Amount of data being moved.

Amount of space reduction in the source datastore.

Amount of additional space on the destination datastore.
Linked clone decisions also depend on whether the destination datastore has a copy of a base disk or whether a shadow virtual machine must be instantiated:

Putting a linked clone on a datastore without the base disk results
in more space used on the datastore as opposed to placing the clone on a disk where a shadow virtual machine already exists.
During the initial placement, vSphere Storage DRS
selects
a datastore that contains a shadow virtual machine so that placement results
in maximum space savings.
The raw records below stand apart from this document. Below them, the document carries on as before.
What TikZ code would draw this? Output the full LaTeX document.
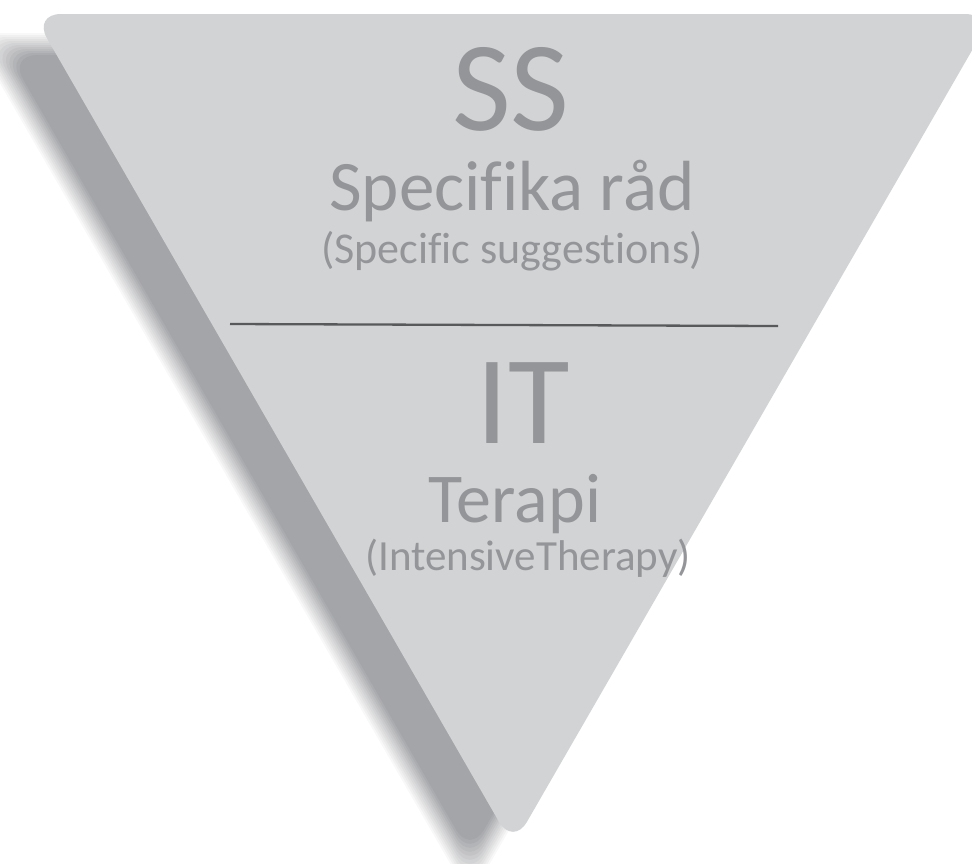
\documentclass[tikz,border=0pt]{standalone}
\usepackage{fontspec}
\setmainfont{Carlito}[Ligatures=NoCommon]
\definecolor{panel}{HTML}{D1D3D4}
\definecolor{dropgray}{HTML}{A4A5A8}
\definecolor{ink}{HTML}{939598}
\definecolor{rulegray}{HTML}{58595B}
\newcommand{\sz}[1]{\fontsize{#1}{#1}\selectfont}
\begin{document}
\begin{tikzpicture}[x=1pt,y=-1pt,
  lbl/.style={text=ink, anchor=base, inner sep=0pt},
  tri/.style={rounded corners=28pt}]
\useasboundingbox (0,0) rectangle (972,863);
\clip (0,0) rectangle (972,863);

% soft drop shadow: copies of the triangle scaled about its centroid,
% from 11pt outside to 11pt inside the edge, with opacities that add up
% to a linear ramp (the innermost copy is opaque)
\foreach \m in {1,...,12}{
  \pgfmathsetmacro{\off}{13-2*\m}
  \pgfmathsetmacro{\alp}{1/(13-\m)}
  \begin{scope}[shift={(470,321.3)}, scale={1+\off/277.3}]
    \fill[dropgray, opacity=\alp, tri] (-480,-277.3) -- (480,-277.3) -- (0,554.7) -- cycle;
  \end{scope}
}

% the inverted triangle
\fill[panel, tri] (33,14) -- (993,14) -- (513,846) -- cycle;

% upper level
\node[lbl, font=\sz{128}] (ss) at (511,130) {SS};
\node[lbl, font=\sz{71}] (ssname) at (512,210) {Specifika råd};
\node[lbl, font=\sz{44}] (ssen) at (512,263) {(Specific suggestions)};

% divider
\coordinate (divl) at (230,324);
\coordinate (divr) at (778,326);
\draw[rulegray, line width=2.3pt] (divl) -- (divr);

% lower level
\node[lbl, font=\sz{126}] (it) at (523,443) {IT};
\node[lbl, font=\sz{70}] (itname) at (515,522) {Terapi};
\node[lbl, font=\sz{43}] (iten) at (528,570) {(IntensiveTherapy)};
\end{tikzpicture}
\end{document}
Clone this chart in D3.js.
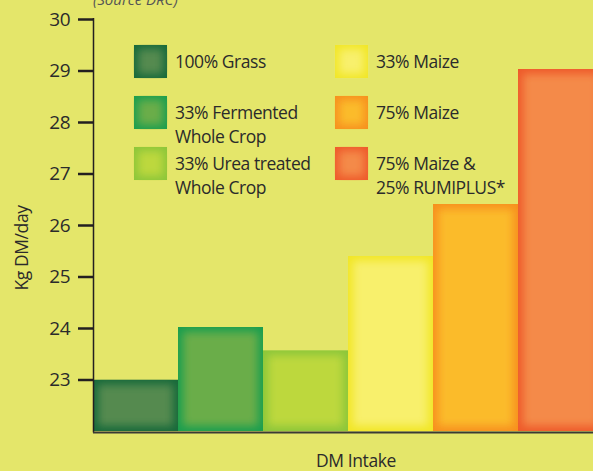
<!DOCTYPE html>
<html>
<head>
<meta charset="utf-8">
<script src="https://cdn.jsdelivr.net/npm/d3@7"></script>
<style>
  html, body { margin: 0; padding: 0; background: #e4e66a; overflow: hidden; }
  text { font-family: "Open Sans", sans-serif; fill: #2b2b2b; }
</style>
</head>
<body>
<div id="chart"></div>
<script>
// data
const categories = ["100% Grass", "33% Fermented Whole Crop", "33% Urea treated Whole Crop",
    "33% Maize", "75% Maize", "75% Maize & 25% RUMIPLUS*"];
const values = [23.0, 24.02, 23.57, 25.4, 26.41, 29.03];
const legendLines = [["100% Grass"], ["33% Fermented", "Whole Crop"], ["33% Urea treated", "Whole Crop"],
    ["33% Maize"], ["75% Maize"], ["75% Maize &", "25% RUMIPLUS*"]];
const edgeColors = ["#17693a", "#1a9e4e", "#8cc63a", "#f1e626", "#f7901e", "#ee5a2a"];
const centerColors = ["#558a4f", "#6aad48", "#bdd83c", "#f8f06c", "#fbbb2a", "#f48a48"];
const yTicks = [23, 24, 25, 26, 27, 28, 29, 30];

const chart = {width: 593, height: 471};

const svg = d3.select("#chart").append("svg")
    .attr("width", chart.width)
    .attr("height", chart.height);

const defs = svg.append("defs");
defs.append("filter").attr("id", "soft")
    .attr("x", "-20%").attr("y", "-20%").attr("width", "140%").attr("height", "140%")
    .append("feGaussianBlur").attr("stdDeviation", 4);

const y = d3.scaleLinear().domain([22, 30]).range([431, 19]);
const x = d3.scaleBand().domain(categories).range([93, 603]).padding(0);

// bars: edge colour underneath, blurred centre colour inset on top
const bars = svg.append("g").selectAll("g").data(categories).join("g");
bars.each(function (c, i) {
    const g = d3.select(this);
    const x0 = x(c), w = x.bandwidth(), y0 = y(values[i]), h = y(22) - y0;
    defs.append("clipPath").attr("id", "clip" + i)
        .append("rect").attr("x", x0).attr("y", y0).attr("width", w).attr("height", h);
    const inner = g.append("g").attr("clip-path", `url(#clip${i})`);
    inner.append("rect").attr("x", x0).attr("y", y0).attr("width", w).attr("height", h)
        .attr("fill", edgeColors[i]);
    inner.append("rect").attr("x", x0 + 5).attr("y", y0 + 5).attr("width", w - 10).attr("height", h - 10)
        .attr("fill", centerColors[i]).attr("filter", "url(#soft)");
});

// y axis
const yAxis = svg.append("g")
    .attr("transform", `translate(${x.range()[0]},0)`)
    .call(d3.axisLeft(y).tickValues(yTicks).tickSize(15).tickPadding(8).tickFormat(d3.format("d")));
yAxis.select(".domain").remove();
yAxis.selectAll(".tick line").attr("stroke", "#231f20").attr("stroke-width", 2.5);
yAxis.selectAll(".tick text").attr("font-size", 19).attr("fill", "#2b2b2b")
    .attr("font-family", "Open Sans, sans-serif").attr("letter-spacing", -0.5);
svg.append("line").attr("x1", 93.5).attr("x2", 93.5).attr("y1", 18).attr("y2", 432.5)
    .attr("stroke", "#231f20").attr("stroke-width", 1.5);
svg.append("line").attr("x1", 93).attr("x2", 593).attr("y1", 432.5).attr("y2", 432.5)
    .attr("stroke", "#3a3a35").attr("stroke-width", 2);

// titles
svg.append("text").attr("transform", "translate(28,248) rotate(-90)")
    .attr("text-anchor", "middle").attr("font-size", 17.5).attr("letter-spacing", -0.4).text("Kg DM/day");
svg.append("text").attr("x", 356).attr("y", 467)
    .attr("text-anchor", "middle").attr("font-size", 17.5).attr("letter-spacing", -0.4).text("DM Intake");
svg.append("text").attr("x", 93).attr("y", 5)
    .attr("font-size", 15).attr("font-style", "italic").style("fill", "#555").text("(Source DRC)");

// legend
const legendPos = [[134, 45], [134, 96], [134, 147], [335, 45], [335, 96], [335, 147]];
const legend = svg.append("g").selectAll("g").data(legendLines).join("g")
    .attr("transform", (d, i) => `translate(${legendPos[i][0]},${legendPos[i][1]})`);
legend.append("rect").attr("width", 33).attr("height", 33)
    .attr("fill", (d, i) => edgeColors[i]);
legend.append("rect").attr("x", 4).attr("y", 4).attr("width", 25).attr("height", 25)
    .attr("fill", (d, i) => centerColors[i]).attr("filter", "url(#soft)");
legend.append("text").attr("x", 41).attr("y", 23).attr("font-size", 17.5).attr("letter-spacing", -0.45)
    .selectAll("tspan").data(d => d).join("tspan")
    .attr("x", 41).attr("dy", (d, j) => j === 0 ? 0 : 24).text(d => d);
</script>
</body>
</html>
If necessary, initial placement recommendations can include evacuating existing virtual machines from the destination datastore.

If a
datastore that already contains the base or a shadow virtual machine is not available, vCloud Director makes
a full clone to create a shadow virtual machine in a selected datastore, and then makes
linked clones in the selected datastore.
The latest model in vSphere Storage DRS
takes linked clone sharing into account when calculating the effects of potential moves.
Linked clones and virtual machines that are not linked clones can reside on the same datastores.
4.3.5.2. vSphere Storage DRS Limitations

vCloud Director does not support
creation, deletion, or modification of storage pods. These tasks must be
performed at the vSphere level.

vCloud Director does not support member datastore operations.

Enabling
vSphere Storage DRS
for the datastore clusters used with vCloud Director
is not supported if vSphere hosts are pre-vSphere 5.1.